Exercise aim:
Pictures stay out of the copy. Repeat exactly the lines from the first entry below through the line that contains "(cls) at (0.33,-8.29)", and nothing beyond.

Extracted records:
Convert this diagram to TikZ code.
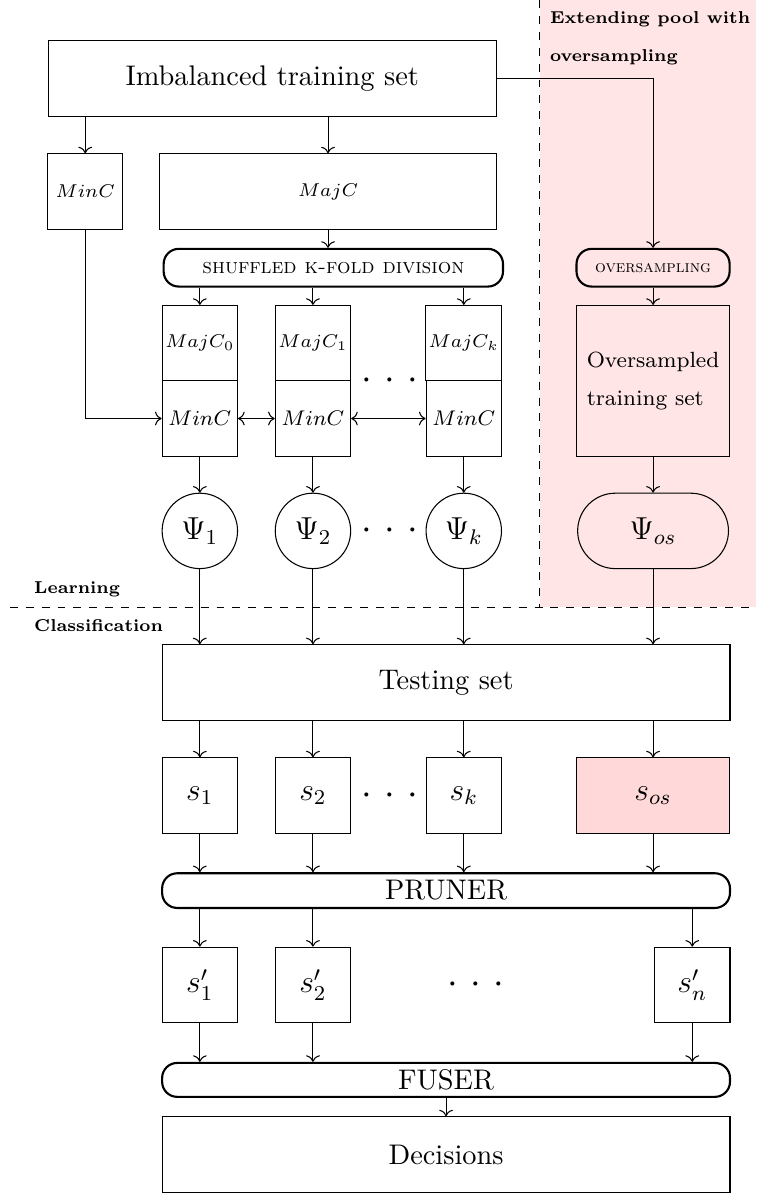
\documentclass[tikz,border=0pt]{standalone}
\usepackage{amsmath}
\usetikzlibrary{arrows.meta,positioning}

\begin{document}
\begin{tikzpicture}[
    blk/.style={draw, rectangle, minimum width=1cm, minimum height=1cm, inner sep=1pt, font=\fontsize{10.7}{13}\selectfont},
    pill/.style={draw, thick, rectangle, rounded corners=0.2cm, minimum height=0.5cm, inner sep=1pt, font=\fontsize{10.7}{13}\selectfont},
    clf/.style={draw, circle, minimum size=1cm, inner sep=0pt, font=\large},
    note/.style={font=\fontsize{6.5}{8}\selectfont\bfseries, anchor=west},
    dots/.style={font=\Large, inner sep=0pt}]
    \useasboundingbox (0,0) rectangle (10.03,-15.82);
    % oversampling area and learning / classification split
    \fill[red!10] (7.16,0) rectangle (10.03,-8.05);
    \draw[dashed] (7.16,0) -- (7.16,-8.05);
    \draw[dashed] (0.13,-8.05) -- (10.03,-8.05);
    \node[note, align=left] (ext) at (7.17,-0.51) {Extending pool with\\[6.2pt]oversampling};
    \node[note] (lrn) at (0.33,-7.81) {Learning};
    \node[note] (cls) at (0.33,-8.29) {Classification};

    % learning
    \node[blk, minimum width=5.94cm] (train) at (3.61,-1.04) {Imbalanced training set};
    \node[blk, font=\fontsize{6.6}{8}\selectfont] (minc) at (1.13,-2.54) {$MinC$};
    \node[blk, minimum width=4.46cm, font=\fontsize{6.6}{8}\selectfont] (majc) at (4.35,-2.54) {$MajC$};
    \node[pill, minimum width=4.5cm, font=\footnotesize\scshape] (shuf) at (4.42,-3.55) {shuffled k-fold division};
    \node[blk, font=\fontsize{7.5}{9}\selectfont] (maj0) at (2.65,-4.55) {$MajC_0$};
    \node[blk, font=\footnotesize] (min0) at (2.65,-5.55) {$MinC$};
    \node[blk, font=\fontsize{7.5}{9}\selectfont] (maj1) at (4.15,-4.55) {$MajC_1$};
    \node[blk, font=\footnotesize] (min1) at (4.15,-5.55) {$MinC$};
    \node[blk, font=\fontsize{7.5}{9}\selectfont] (majk) at (6.15,-4.55) {$MajC_k$};
    \node[blk, font=\footnotesize] (mink) at (6.15,-5.55) {$MinC$};
    \node[dots] (dfold) at (5.17,-5.05) {$\cdot$ $\cdot$ $\cdot$};
    \node[clf] (psi1) at (2.65,-7.04) {$\Psi_1$};
    \node[clf] (psi2) at (4.15,-7.04) {$\Psi_2$};
    \node[clf] (psik) at (6.15,-7.04) {$\Psi_k$};
    \node[dots] (dpsi) at (5.17,-7.04) {$\cdot$ $\cdot$ $\cdot$};
    \node[pill, minimum width=2.03cm, font=\fontsize{6.4}{8}\selectfont\scshape] (ovs) at (8.66,-3.55) {oversampling};
    \node[blk, minimum width=2.03cm, minimum height=2cm, align=left, font=\fontsize{8.3}{10}\selectfont] (ovset) at (8.66,-5.05) {Oversampled\\[4.3pt]training set};
    \node[draw, rectangle, rounded corners=0.5cm, minimum width=2cm, minimum height=1cm, font=\large] (psios) at (8.66,-7.04) {$\Psi_{os}$};

    % classification
    \node[blk, minimum width=7.53cm] (test) at (5.915,-9.05) {Testing set};
    \node[blk, font=\large] (s1) at (2.65,-10.55) {$s_1$};
    \node[blk, font=\large] (s2) at (4.15,-10.55) {$s_2$};
    \node[blk, font=\large] (sk) at (6.15,-10.55) {$s_k$};
    \node[blk, minimum width=2.03cm, fill=red!15, font=\large] (sos) at (8.66,-10.55) {$s_{os}$};
    \node[dots] (ds) at (5.17,-10.55) {$\cdot$ $\cdot$ $\cdot$};
    \node[pill, minimum width=7.53cm, minimum height=0.46cm] (prune) at (5.915,-11.81) {PRUNER};
    \node[blk, font=\large] (sp1) at (2.65,-13.06) {$s'_1$};
    \node[blk, font=\large] (sp2) at (4.15,-13.06) {$s'_2$};
    \node[blk, font=\large] (spn) at (9.18,-13.06) {$s'_n$};
    \node[dots] (dsp) at (6.31,-13.06) {$\cdot$ $\cdot$ $\cdot$};
    \node[pill, minimum width=7.53cm, minimum height=0.45cm] (fuse) at (5.915,-14.32) {FUSER};
    \node[blk, minimum width=7.53cm] (dec) at (5.915,-15.31) {Decisions};

    \draw[->] (minc |- train.south) -- (minc);
    \draw[->] (majc |- train.south) -- (majc);
    \draw[->] (train.east) -| (ovs);
    \draw[->] (majc) -- (majc |- shuf.north);
    \foreach \f in {0,1,k} \draw[->] (shuf.south -| maj\f) -- (maj\f);
    \draw[->] (minc) |- (min0);
    \draw[<->] (min0) -- (min1);
    \draw[<->] (min1) -- (mink);
    \draw[->] (ovs) -- (ovset);
    \foreach \f/\p in {0/1,1/2,k/k} \draw[->] (min\f) -- (psi\p);
    \draw[->] (ovset) -- (psios);
    \foreach \p in {1,2,k,os} \draw[->] (psi\p) -- (psi\p |- test.north);
    \foreach \p in {1,2,k,os} \draw[->] (test.south -| s\p) -- (s\p);
    \foreach \p in {1,2,k,os} \draw[->] (s\p) -- (s\p |- prune.north);
    \foreach \p in {1,2,n} \draw[->] (prune.south -| sp\p) -- (sp\p);
    \foreach \p in {1,2,n} \draw[->] (sp\p) -- (sp\p |- fuse.north);
    \draw[->] (fuse) -- (dec);
\end{tikzpicture}
\end{document}
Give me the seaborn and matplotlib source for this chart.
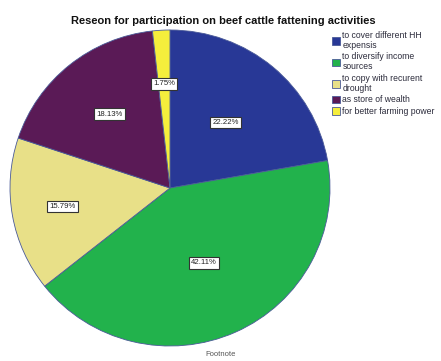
import matplotlib
matplotlib.use("Agg")
import matplotlib.pyplot as plt
import seaborn as sns
import numpy as np

# ---- data ----
categories = [
    "to cover different HH\nexpensis",
    "to diversify income\nsources",
    "to copy with recurent\ndrought",
    "as store of wealth",
    "for better farming power",
]
percent = [22.22, 42.11, 15.79, 18.13, 1.75]
pct_labels = ["22.22%", "42.11%", "15.79%", "18.13%", "1.75%"]
colors = ["#283896", "#22b24c", "#e8e088", "#5a1a56", "#f5ee3c"]
label_radius = [0.54, 0.52, 0.68, 0.60, 0.66]

sns.set_theme(style="white")
plt.rcParams["font.family"] = ["Liberation Sans", "DejaVu Sans"]

W, H = 441, 361
fig = plt.figure(figsize=(W / 100, H / 100), dpi=100)
fig.patch.set_facecolor("white")

# pie axes (pixel box: x 10..330, y 30..346)
ax = fig.add_axes([10 / W, 1 - 346 / H, 320 / W, 316 / H])
wedges, _ = ax.pie(
    percent,
    colors=colors,
    startangle=90,
    counterclock=False,
    radius=1.0,
    wedgeprops=dict(edgecolor="#4a5a98", linewidth=0.6),
)
ax.set_aspect("auto")
ax.set_xlim(-1.0, 1.0)
ax.set_ylim(-1.0, 1.0)
ax.axis("off")

# percentage labels at wedge mid-angles
for w, lab, r in zip(wedges, pct_labels, label_radius):
    mid = np.deg2rad((w.theta1 + w.theta2) / 2)
    ax.text(
        r * np.cos(mid), r * np.sin(mid), lab,
        ha="center", va="center", fontsize=5.6, color="#222222",
        bbox=dict(boxstyle="square,pad=0.3", facecolor="white",
                  edgecolor="#333333", linewidth=0.8),
    )

# title
fig.text(223 / W, 1 - 21 / H,
         "Reseon for participation on beef cattle fattening activities",
         ha="center", va="center", fontsize=8.0, fontweight="bold", color="#111111")

# legend
leg = fig.legend(
    wedges, categories,
    loc="upper left", bbox_to_anchor=(332 / W, 1 - 31 / H),
    frameon=False, fontsize=6.2,
    handlelength=0.95, handleheight=0.95, handletextpad=0.25,
    labelspacing=0.32, borderaxespad=0, borderpad=0,
)
for t in leg.get_texts():
    t.set_color("#2a2a3a")
    t.set_linespacing(1.1)

# footnote
fig.text(221 / W, 1 - 355 / H, "Footnote", ha="center", va="center",
         fontsize=5.5, color="#555555")

fig.savefig("out.png", dpi=100, facecolor="white")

Solved problem:
Convert this diagram to TikZ code.
\documentclass[tikz,border=0pt]{standalone}
\usepackage{amsmath}
\usetikzlibrary{arrows.meta,positioning}

\begin{document}
\begin{tikzpicture}[
    blk/.style={draw, rectangle, minimum width=1cm, minimum height=1cm, inner sep=1pt, font=\fontsize{10.7}{13}\selectfont},
    pill/.style={draw, thick, rectangle, rounded corners=0.2cm, minimum height=0.5cm, inner sep=1pt, font=\fontsize{10.7}{13}\selectfont},
    clf/.style={draw, circle, minimum size=1cm, inner sep=0pt, font=\large},
    note/.style={font=\fontsize{6.5}{8}\selectfont\bfseries, anchor=west},
    dots/.style={font=\Large, inner sep=0pt}]
    \useasboundingbox (0,0) rectangle (10.03,-15.82);
    % oversampling area and learning / classification split
    \fill[red!10] (7.16,0) rectangle (10.03,-8.05);
    \draw[dashed] (7.16,0) -- (7.16,-8.05);
    \draw[dashed] (0.13,-8.05) -- (10.03,-8.05);
    \node[note, align=left] (ext) at (7.17,-0.51) {Extending pool with\\[6.2pt]oversampling};
    \node[note] (lrn) at (0.33,-7.81) {Learning};
    \node[note] (cls) at (0.33,-8.29) {Classification};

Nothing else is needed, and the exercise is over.